-- Task details --
No images are to be carried over; print all other material exactly as it stands.

______

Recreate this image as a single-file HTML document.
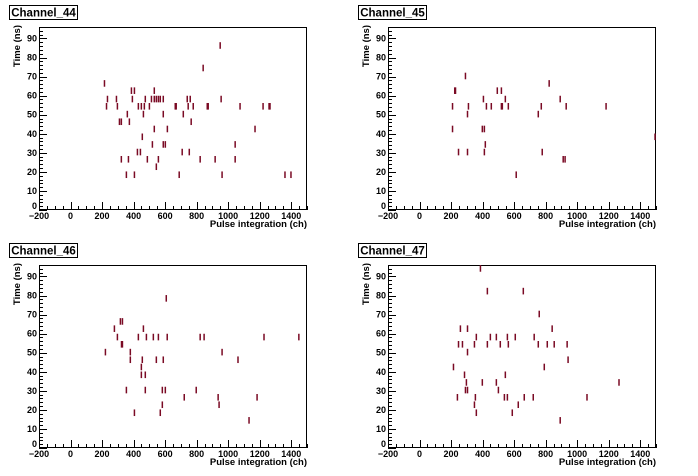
<!DOCTYPE html>
<html><head><meta charset="utf-8">
<style>
html,body{margin:0;padding:0;background:#fff;}
svg{display:block;font-family:"Liberation Sans",Arial,sans-serif;}
</style></head>
<body>
<svg id="c" width="698" height="476" viewBox="0 0 698 476" xmlns="http://www.w3.org/2000/svg"></svg>
<script>
const titles = ["Channel_44","Channel_45","Channel_46","Channel_47"];
const xTicks = [-200,0,200,400,600,800,1000,1200,1400];
const yTicks = [0,10,20,30,40,50,60,70,80,90];
const ch44x = [215,234,228,291,297,310,322,322,354,360,367,373,386,392,405,405,424,430,443,449,455,462,468,474,487,500,513,519,531,531,531,544,544,557,557,569,588,588,588,601,614,664,670,689,708,715,740,746,753,759,765,778,822,841,867,873,917,949,955,961,1044,1044,1075,1170,1221,1259,1265,1360,1398];
const ch44y = [66.4,58.2,54.4,58.2,54.4,46.3,46.3,26.6,18.5,50.3,26.6,46.3,62.6,58.2,62.6,18.5,30.4,54.4,30.4,54.4,38.4,50.3,54.4,58.2,26.6,54.4,58.2,34.4,62.6,58.2,42.5,58.2,22.7,58.2,26.6,58.2,58.2,50.3,34.4,34.4,42.5,54.4,54.4,18.5,30.4,50.3,58.2,54.4,30.4,58.2,46.3,54.4,26.6,74.5,54.4,54.4,26.6,86.3,58.2,18.5,34.4,26.6,54.4,42.5,54.4,54.4,54.4,18.5,18.5];
const ch45x = [209,209,223,228,247,291,304,304,310,398,405,411,411,417,424,455,493,519,519,525,544,563,613,753,772,778,822,892,911,923,930,1183,1495];
const ch45y = [54.4,42.5,62.6,62.6,30.4,70.3,50.3,30.4,54.4,42.5,58.2,42.5,30.4,34.4,54.4,54.4,62.6,62.6,54.4,54.4,58.2,54.4,18.5,50.3,54.4,30.4,66.4,58.2,26.6,26.6,54.4,54.4,38.4];
const ch46x = [221,278,297,316,329,323,329,354,379,379,405,430,449,449,455,462,474,474,481,525,544,557,569,582,582,588,601,607,613,721,797,822,847,936,942,961,1062,1132,1183,1227,1448];
const ch46y = [50.3,62.6,58.2,66.4,66.4,54.4,54.4,30.4,50.3,46.3,18.5,58.2,42.5,38.4,46.3,62.6,38.4,30.4,58.2,58.2,46.3,58.2,18.5,30.4,22.7,46.3,30.4,78.5,58.2,26.6,30.4,58.2,58.2,26.6,22.7,50.3,46.3,14.5,26.6,58.2,58.2];
const ch47x = [386,430,658,759,259,304,841,360,449,487,557,607,727,247,272,348,430,512,563,753,810,854,936,304,942,215,791,285,544,297,398,487,1265,291,304,500,240,354,538,557,664,721,1062,348,626,360,588,892];
const ch47y = [94.2,82.3,82.3,70.3,62.6,62.6,62.6,58.2,58.2,58.2,58.2,58.2,58.2,54.4,54.4,54.4,54.4,54.4,54.4,54.4,54.4,54.4,54.4,50.3,46.3,42.5,42.5,38.4,38.4,34.4,34.4,34.4,34.4,30.4,30.4,30.4,26.6,26.6,26.6,26.6,26.6,26.6,26.6,22.7,22.7,18.5,18.5,14.5];
const seriesX = [ch44x,ch45x,ch46x,ch47x];
const seriesY = [ch44y,ch45y,ch46y,ch47y];

const NS="http://www.w3.org/2000/svg";
const svg=document.getElementById('c');
function mk(tag,attrs,parent){const e=document.createElementNS(NS,tag);for(const k in attrs)e.setAttribute(k,attrs[k]);parent.appendChild(e);return e;}
const L=39,R=307,T=27,B=210,XMIN=-200,XMAX=1500,YMIN=0,YMAX=96;
const origins=[[0,0],[349,0],[0,238],[349,238]];
for(let p=0;p<4;p++){
  const [ox,oy]=origins[p];
  const g=mk('g',{transform:`translate(${ox},${oy})`},svg);
  
  
  const sx=v=>L+(v-XMIN)/(XMAX-XMIN)*(R-L);
  const sy=v=>B-(v-YMIN)/(YMAX-YMIN)*(B-T);
  // title box
  const tb=mk('rect',{x:9.5,y:5.5,width:68,height:14,fill:'#fff',stroke:'#000','stroke-width':1},g);
  
  
  const tt=mk('text',{x:43.5,y:16.5,'font-size':11.5,'font-weight':'bold','text-anchor':'middle'},g);
  tt.textContent=titles[p];
  
  
  // frame
  const fr=mk('rect',{x:L+0.5,y:T+0.5,width:R-L-1,height:B-T-1,fill:'none',stroke:'#000','stroke-width':1},g);
  
  
  // x ticks
  for(let v=XMIN;v<=XMAX;v+=50){
    const maj=(v%200===0);
    const x=Math.round(sx(v))+0.5;
    mk('line',{x1:x,x2:x,y1:B,y2:B-(maj?8:4),stroke:'#000','stroke-width':1},g);
  }
  for(let i=0;i<xTicks.length;i++){
    const t=mk('text',{x:sx(xTicks[i]),y:B+9,'font-size':9,'font-weight':'bold','text-anchor':'middle'},g);
    t.textContent=xTicks[i]===-200?'\u2212200':String(xTicks[i]);
    
    
  }
  // y ticks
  for(let v=YMIN;v<=YMAX;v+=2){
    const maj=(v%10===0);
    const y=Math.round(sy(v))+0.5;
    mk('line',{x1:L,x2:L+(maj?8:4),y1:y,y2:y,stroke:'#000','stroke-width':1},g);
  }
  for(let i=0;i<yTicks.length;i++){
    const v=yTicks[i];
    const t=mk('text',{x:37,y:sy(v)+(v===0?-1:3),'font-size':9,'font-weight':'bold','text-anchor':'end'},g);
    t.textContent=String(v);
    
    
  }
  const xt=mk('text',{x:R,y:B+17,'font-size':9.5,'font-weight':'bold','text-anchor':'end'},g);
  xt.textContent='Pulse integration (ch)';
  
  
  const yt=mk('text',{x:0,y:0,'font-size':9.5,'font-weight':'bold','text-anchor':'end',transform:`translate(20,${T-2}) rotate(-90)`},g);
  yt.textContent='Time (ns)';
  
  
  // marks
  const xs=seriesX[p],ys=seriesY[p];
  for(let i=0;i<xs.length;i++){
    const cx=Math.min(sx(xs[i]),R-1);
    const r=mk('rect',{x:cx-0.7,y:sy(ys[i])-3.3,width:1.5,height:6.6,fill:'#7a0a24'},g);
    
    
  }
}
</script>
</body></html>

______

-- Answer for the task --
Recreate this image as a single-file HTML document.
<!DOCTYPE html>
<html><head><meta charset="utf-8">
<style>
html,body{margin:0;padding:0;background:#fff;}
svg{display:block;font-family:"Liberation Sans",Arial,sans-serif;}
</style></head>
<body>
<svg id="c" width="698" height="476" viewBox="0 0 698 476" xmlns="http://www.w3.org/2000/svg"></svg>
<script>
const titles = ["Channel_44","Channel_45","Channel_46","Channel_47"];
const xTicks = [-200,0,200,400,600,800,1000,1200,1400];
const yTicks = [0,10,20,30,40,50,60,70,80,90];
const ch44x = [215,234,228,291,297,310,322,322,354,360,367,373,386,392,405,405,424,430,443,449,455,462,468,474,487,500,513,519,531,531,531,544,544,557,557,569,588,588,588,601,614,664,670,689,708,715,740,746,753,759,765,778,822,841,867,873,917,949,955,961,1044,1044,1075,1170,1221,1259,1265,1360,1398];
const ch44y = [66.4,58.2,54.4,58.2,54.4,46.3,46.3,26.6,18.5,50.3,26.6,46.3,62.6,58.2,62.6,18.5,30.4,54.4,30.4,54.4,38.4,50.3,54.4,58.2,26.6,54.4,58.2,34.4,62.6,58.2,42.5,58.2,22.7,58.2,26.6,58.2,58.2,50.3,34.4,34.4,42.5,54.4,54.4,18.5,30.4,50.3,58.2,54.4,30.4,58.2,46.3,54.4,26.6,74.5,54.4,54.4,26.6,86.3,58.2,18.5,34.4,26.6,54.4,42.5,54.4,54.4,54.4,18.5,18.5];
const ch45x = [209,209,223,228,247,291,304,304,310,398,405,411,411,417,424,455,493,519,519,525,544,563,613,753,772,778,822,892,911,923,930,1183,1495];
const ch45y = [54.4,42.5,62.6,62.6,30.4,70.3,50.3,30.4,54.4,42.5,58.2,42.5,30.4,34.4,54.4,54.4,62.6,62.6,54.4,54.4,58.2,54.4,18.5,50.3,54.4,30.4,66.4,58.2,26.6,26.6,54.4,54.4,38.4];
const ch46x = [221,278,297,316,329,323,329,354,379,379,405,430,449,449,455,462,474,474,481,525,544,557,569,582,582,588,601,607,613,721,797,822,847,936,942,961,1062,1132,1183,1227,1448];
const ch46y = [50.3,62.6,58.2,66.4,66.4,54.4,54.4,30.4,50.3,46.3,18.5,58.2,42.5,38.4,46.3,62.6,38.4,30.4,58.2,58.2,46.3,58.2,18.5,30.4,22.7,46.3,30.4,78.5,58.2,26.6,30.4,58.2,58.2,26.6,22.7,50.3,46.3,14.5,26.6,58.2,58.2];
const ch47x = [386,430,658,759,259,304,841,360,449,487,557,607,727,247,272,348,430,512,563,753,810,854,936,304,942,215,791,285,544,297,398,487,1265,291,304,500,240,354,538,557,664,721,1062,348,626,360,588,892];
const ch47y = [94.2,82.3,82.3,70.3,62.6,62.6,62.6,58.2,58.2,58.2,58.2,58.2,58.2,54.4,54.4,54.4,54.4,54.4,54.4,54.4,54.4,54.4,54.4,50.3,46.3,42.5,42.5,38.4,38.4,34.4,34.4,34.4,34.4,30.4,30.4,30.4,26.6,26.6,26.6,26.6,26.6,26.6,26.6,22.7,22.7,18.5,18.5,14.5];
const seriesX = [ch44x,ch45x,ch46x,ch47x];
const seriesY = [ch44y,ch45y,ch46y,ch47y];

const NS="http://www.w3.org/2000/svg";
const svg=document.getElementById('c');
function mk(tag,attrs,parent){const e=document.createElementNS(NS,tag);for(const k in attrs)e.setAttribute(k,attrs[k]);parent.appendChild(e);return e;}
const L=39,R=307,T=27,B=210,XMIN=-200,XMAX=1500,YMIN=0,YMAX=96;
const origins=[[0,0],[349,0],[0,238],[349,238]];
for(let p=0;p<4;p++){
  const [ox,oy]=origins[p];
  const g=mk('g',{transform:`translate(${ox},${oy})`},svg);
  
  
  const sx=v=>L+(v-XMIN)/(XMAX-XMIN)*(R-L);
  const sy=v=>B-(v-YMIN)/(YMAX-YMIN)*(B-T);
  // title box
  const tb=mk('rect',{x:9.5,y:5.5,width:68,height:14,fill:'#fff',stroke:'#000','stroke-width':1},g);
  
  
  const tt=mk('text',{x:43.5,y:16.5,'font-size':11.5,'font-weight':'bold','text-anchor':'middle'},g);
  tt.textContent=titles[p];
  
  
  // frame
  const fr=mk('rect',{x:L+0.5,y:T+0.5,width:R-L-1,height:B-T-1,fill:'none',stroke:'#000','stroke-width':1},g);
  
  
  // x ticks
  for(let v=XMIN;v<=XMAX;v+=50){
    const maj=(v%200===0);
    const x=Math.round(sx(v))+0.5;
    mk('line',{x1:x,x2:x,y1:B,y2:B-(maj?8:4),stroke:'#000','stroke-width':1},g);
  }
  for(let i=0;i<xTicks.length;i++){
    const t=mk('text',{x:sx(xTicks[i]),y:B+9,'font-size':9,'font-weight':'bold','text-anchor':'middle'},g);
    t.textContent=xTicks[i]===-200?'\u2212200':String(xTicks[i]);
    
    
  }
  // y ticks
  for(let v=YMIN;v<=YMAX;v+=2){
    const maj=(v%10===0);
    const y=Math.round(sy(v))+0.5;
    mk('line',{x1:L,x2:L+(maj?8:4),y1:y,y2:y,stroke:'#000','stroke-width':1},g);
  }
  for(let i=0;i<yTicks.length;i++){
    const v=yTicks[i];
    const t=mk('text',{x:37,y:sy(v)+(v===0?-1:3),'font-size':9,'font-weight':'bold','text-anchor':'end'},g);
    t.textContent=String(v);
    
    
  }
  const xt=mk('text',{x:R,y:B+17,'font-size':9.5,'font-weight':'bold','text-anchor':'end'},g);
  xt.textContent='Pulse integration (ch)';
  
  
  const yt=mk('text',{x:0,y:0,'font-size':9.5,'font-weight':'bold','text-anchor':'end',transform:`translate(20,${T-2}) rotate(-90)`},g);
  yt.textContent='Time (ns)';
  
  
  // marks
  const xs=seriesX[p],ys=seriesY[p];
  for(let i=0;i<xs.length;i++){
    const cx=Math.min(sx(xs[i]),R-1);
    const r=mk('rect',{x:cx-0.7,y:sy(ys[i])-3.3,width:1.5,height:6.6,fill:'#7a0a24'},g);
    
    
  }
}
</script>
</body></html>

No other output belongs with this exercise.